Search the material for the string "this" and copy each line where it occurs.

START RECORDS

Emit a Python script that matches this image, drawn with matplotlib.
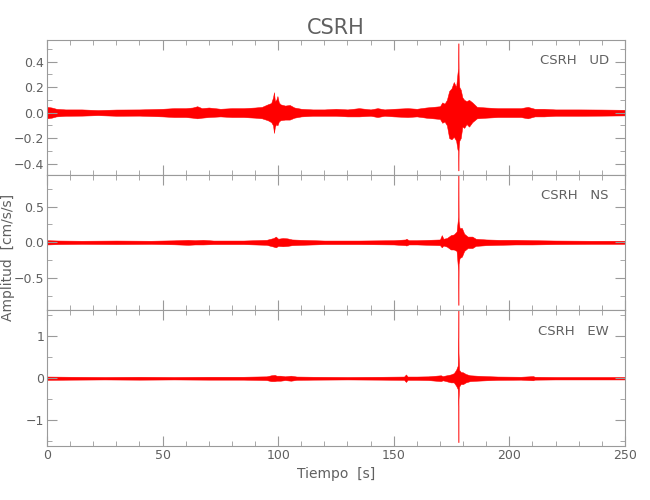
import matplotlib
matplotlib.use("Agg")
import matplotlib.pyplot as plt
from matplotlib import font_manager
from matplotlib.ticker import MultipleLocator

# fuente estrecha si existe
names = {f.name for f in font_manager.fontManager.ttflist}
fam = "Liberation Sans Narrow" if "Liberation Sans Narrow" in names else "DejaVu Sans"
plt.rcParams["font.family"] = [fam, "DejaVu Sans"]

station = "CSRH"
components = ["UD", "NS", "EW"]

t_ud = [0, 2, 4, 8, 15, 22, 30, 40, 50, 55, 60, 63, 65, 67, 70, 75, 80, 85, 90, 93,
        95.5, 97, 97.8, 98.2, 98.6, 99.2, 99.7, 100.3, 101, 103, 105, 107, 110, 115, 120,
        125, 130, 135, 140, 143, 146, 150, 156, 160, 164, 167, 170, 171, 172, 173,
        174, 175, 176, 177, 177.6, 177.9, 178.0, 178.1, 178.4, 179, 179.7, 180.5, 181.5,
        182.6, 184, 186, 190, 195, 200, 205, 208, 211, 215, 220, 230, 240, 250]
up_ud = [0.045, 0.04, 0.03, 0.025, 0.025, 0.02, 0.024, 0.025, 0.03, 0.035, 0.035, 0.04, 0.05, 0.035, 0.04, 0.03, 0.035, 0.035, 0.04, 0.045,
         0.065, 0.075, 0.12, 0.16, 0.09, 0.1, 0.13, 0.08, 0.065, 0.055, 0.06, 0.04, 0.03, 0.025, 0.025,
         0.03, 0.025, 0.035, 0.025, 0.035, 0.025, 0.03, 0.035, 0.03, 0.04, 0.045, 0.05, 0.08, 0.07, 0.1,
         0.17, 0.19, 0.24, 0.2, 0.31, 0.35, 0.545, 0.3, 0.2, 0.18, 0.12, 0.1, 0.09,
         0.1, 0.08, 0.045, 0.04, 0.035, 0.035, 0.035, 0.045, 0.03, 0.03, 0.025, 0.025, 0.024, 0.022]
lo_ud = [-0.045, -0.04, -0.03, -0.025, -0.024, -0.02, -0.025, -0.024, -0.03, -0.035, -0.035, -0.04, -0.045, -0.04, -0.035, -0.03, -0.035, -0.035, -0.04, -0.045,
         -0.06, -0.075, -0.1, -0.16, -0.11, -0.09, -0.1, -0.07, -0.06, -0.055, -0.055, -0.04, -0.03, -0.025, -0.025,
         -0.025, -0.03, -0.03, -0.025, -0.035, -0.025, -0.03, -0.035, -0.03, -0.04, -0.045, -0.05, -0.08, -0.07, -0.1,
         -0.2, -0.21, -0.19, -0.22, -0.29, -0.3, -0.455, -0.28, -0.22, -0.2, -0.11, -0.12, -0.09,
         -0.11, -0.075, -0.045, -0.04, -0.035, -0.035, -0.035, -0.045, -0.03, -0.03, -0.025, -0.025, -0.024, -0.022]

t_ns = [0, 5, 15, 30, 45, 55, 61, 64, 67.5, 72, 85, 95, 98, 99, 100, 102, 104, 106, 110, 120,
        135, 150, 155, 155.5, 156.5, 160, 165, 170, 170.8, 171.5, 173, 174.7, 176, 177.2, 177.9,
        178.0, 178.1, 178.5, 179.5, 180.5, 182, 184, 185.5, 190, 195.6, 202.8, 210, 220, 235, 250]
up_ns = [0.03, 0.025, 0.022, 0.025, 0.022, 0.028, 0.035, 0.03, 0.035, 0.025, 0.025, 0.035, 0.06, 0.08, 0.05, 0.06, 0.055, 0.04, 0.035, 0.025,
         0.025, 0.03, 0.04, 0.05, 0.03, 0.03, 0.035, 0.04, 0.1, 0.05, 0.06, 0.1, 0.11, 0.15, 0.36,
         0.97, 0.3, 0.2, 0.2, 0.12, 0.08, 0.08, 0.05, 0.04, 0.035, 0.035, 0.03, 0.025, 0.022, 0.022]
lo_ns = [-0.03, -0.025, -0.022, -0.025, -0.022, -0.028, -0.035, -0.03, -0.03, -0.025, -0.025, -0.035, -0.06, -0.07, -0.05, -0.055, -0.05, -0.04, -0.035, -0.025,
         -0.025, -0.03, -0.04, -0.045, -0.03, -0.03, -0.035, -0.04, -0.07, -0.045, -0.06, -0.1, -0.1, -0.12, -0.4,
         -0.875, -0.3, -0.22, -0.2, -0.12, -0.08, -0.08, -0.05, -0.04, -0.035, -0.03, -0.03, -0.025, -0.022, -0.022]

t_ew = [0, 10, 25, 40, 55, 70, 85, 95, 97, 98.5, 99.3, 101, 103, 105.5, 108, 115, 130, 145, 154.5, 155.3,
        156, 160, 165, 170.4, 171.2, 172, 174.7, 176, 177, 177.7, 177.95, 178.0, 178.05, 178.3, 179,
        180, 181.2, 183, 186, 190, 195, 205, 210.3, 211, 220, 235, 250]
up_ew = [0.04, 0.035, 0.03, 0.035, 0.03, 0.035, 0.035, 0.045, 0.07, 0.08, 0.06, 0.06, 0.045, 0.06, 0.04, 0.035, 0.03, 0.035, 0.04, 0.09,
         0.04, 0.04, 0.045, 0.07, 0.05, 0.06, 0.09, 0.12, 0.2, 0.3, 0.99, 1.62, 0.6, 0.2, 0.15,
         0.14, 0.1, 0.07, 0.06, 0.05, 0.04, 0.035, 0.05, 0.035, 0.03, 0.03, 0.03]
lo_ew = [-0.04, -0.035, -0.03, -0.035, -0.03, -0.035, -0.035, -0.045, -0.07, -0.07, -0.06, -0.06, -0.045, -0.06, -0.04, -0.035, -0.03, -0.035, -0.04, -0.09,
         -0.04, -0.04, -0.045, -0.07, -0.05, -0.06, -0.1, -0.1, -0.18, -0.26, -0.66, -1.53, -0.5, -0.2, -0.14,
         -0.14, -0.1, -0.07, -0.06, -0.05, -0.04, -0.035, -0.05, -0.035, -0.03, -0.03, -0.03]

traces = [(t_ud, up_ud, lo_ud), (t_ns, up_ns, lo_ns), (t_ew, up_ew, lo_ew)]
ylims = [(-0.49, 0.57), (-0.945, 0.94), (-1.62, 1.63)]
yticks = [[-0.4, -0.2, 0.0, 0.2, 0.4], [-0.5, 0.0, 0.5], [-1, 0, 1]]
yminor = [0.1, 0.25, 0.5]
yfmt = ["{:.1f}", "{:.1f}", "{:.0f}"]

gray = "#9a9a9a"
tcol = "#606060"

fig = plt.figure(figsize=(6.5, 5), dpi=100)
bottoms = [0.65, 0.38, 0.108]
heights = [0.27, 0.27, 0.272]
axes = []
for i in range(3):
    ax = fig.add_axes([0.0723, bottoms[i], 0.889, heights[i]])
    axes.append(ax)
    t, up, lo = traces[i]
    ax.fill_between(t, lo, up, color="red", edgecolor="red", linewidth=0.35)
    ax.set_xlim(0, 250)
    ax.set_ylim(*ylims[i])
    ax.set_yticks(yticks[i])
    ax.set_yticklabels([yfmt[i].format(v).replace("-", "\u2212") for v in yticks[i]])
    ax.yaxis.set_minor_locator(MultipleLocator(yminor[i]))
    ax.xaxis.set_major_locator(MultipleLocator(50))
    ax.xaxis.set_minor_locator(MultipleLocator(10))
    ax.tick_params(which="both", direction="in", top=True, right=True,
                   color=gray, labelcolor=tcol, labelsize=9, pad=2)
    ax.tick_params(which="major", length=7)
    ax.tick_params(which="minor", length=3.5)
    for s in ax.spines.values():
        s.set_color(gray)
        s.set_linewidth(0.8)
    if i < 2:
        ax.tick_params(labelbottom=False)
    ax.text(0.972, 0.845, station + "   " + components[i], transform=ax.transAxes,
            ha="right", va="center", fontsize=9.5, color=tcol)

axes[2].set_xlabel("Tiempo  [s]", fontsize=10, color=tcol, labelpad=4)
fig.text(0.012, 0.486, "Amplitud  [cm/s/s]", rotation=90, ha="center", va="center",
         fontsize=10, color=tcol)
fig.text(0.517, 0.945, station, ha="center", va="center", fontsize=15, color=tcol)

fig.savefig("out.png", dpi=100)
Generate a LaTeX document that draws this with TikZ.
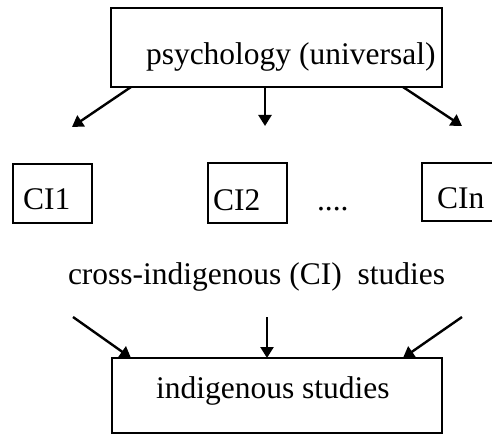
\documentclass[tikz,border=0pt]{standalone}
\usepackage{fontspec}
\setmainfont{Liberation Serif}
\usetikzlibrary{arrows.meta}
\begin{document}
\begin{tikzpicture}[x=1pt,y=-1pt,
  box/.style={draw, line width=2pt, inner sep=0pt, outer sep=0pt},
  txt/.style={inner sep=0pt, outer sep=0pt, font=\fontsize{31.5}{36}\selectfont},
  arr/.style={line width=2.4pt, -{Triangle[length=11pt,width=13pt]}}]
\useasboundingbox (0,0) rectangle (492,435);
% boxes
\node[box, minimum width=331pt, minimum height=79pt] (top) at (276.5,47.5) {};
\node[txt, anchor=base west] (toptxt) at (146,65) {psychology (universal)};
\node[box, minimum width=79pt, minimum height=59pt] (ci1) at (52.5,193.5) {};
\node[txt, anchor=base west] (ci1txt) at (23,210) {CI1};
\node[box, minimum width=79pt, minimum height=60pt] (ci2) at (247.5,193) {};
\node[txt, anchor=base west] (ci2txt) at (213,211) {CI2};
\node[txt, anchor=base west] (dots) at (317,211) {....};
\node[box, minimum width=76pt, minimum height=58pt] (cin) at (460,192) {};
\node[txt, anchor=base west] (cintxt) at (437,209) {CIn};
\node[txt, anchor=base west] (cross) at (68,285) {cross-indigenous (CI)\ \ studies};
\node[box, minimum width=330pt, minimum height=75pt] (bot) at (277,395.5) {};
\node[txt, anchor=base west] (bottxt) at (156,398) {indigenous studies};
% free ends
\coordinate (t1) at (72,127);
\coordinate (t2) at (265,126);
\coordinate (t3) at (462,126);
\coordinate (b1) at (73,317);
\coordinate (b2) at (267,317);
\coordinate (b3) at (462,317);
% arrows
\draw[arr] ([xshift=20pt]top.south west) -- (t1);
\draw[arr] ([xshift=-11.5pt]top.south) -- (t2);
\draw[arr] ([xshift=-39pt]top.south east) -- (t3);
\draw[arr] (b1) -- ([xshift=19pt]bot.north west);
\draw[arr] (b2) -- ([xshift=-10pt]bot.north);
\draw[arr] (b3) -- ([xshift=-39pt]bot.north east);
\end{tikzpicture}
\end{document}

END RECORDS

COMPLETE OUTPUT:
Emit a Python script that matches this image, drawn with matplotlib.
Generate a LaTeX document that draws this with TikZ.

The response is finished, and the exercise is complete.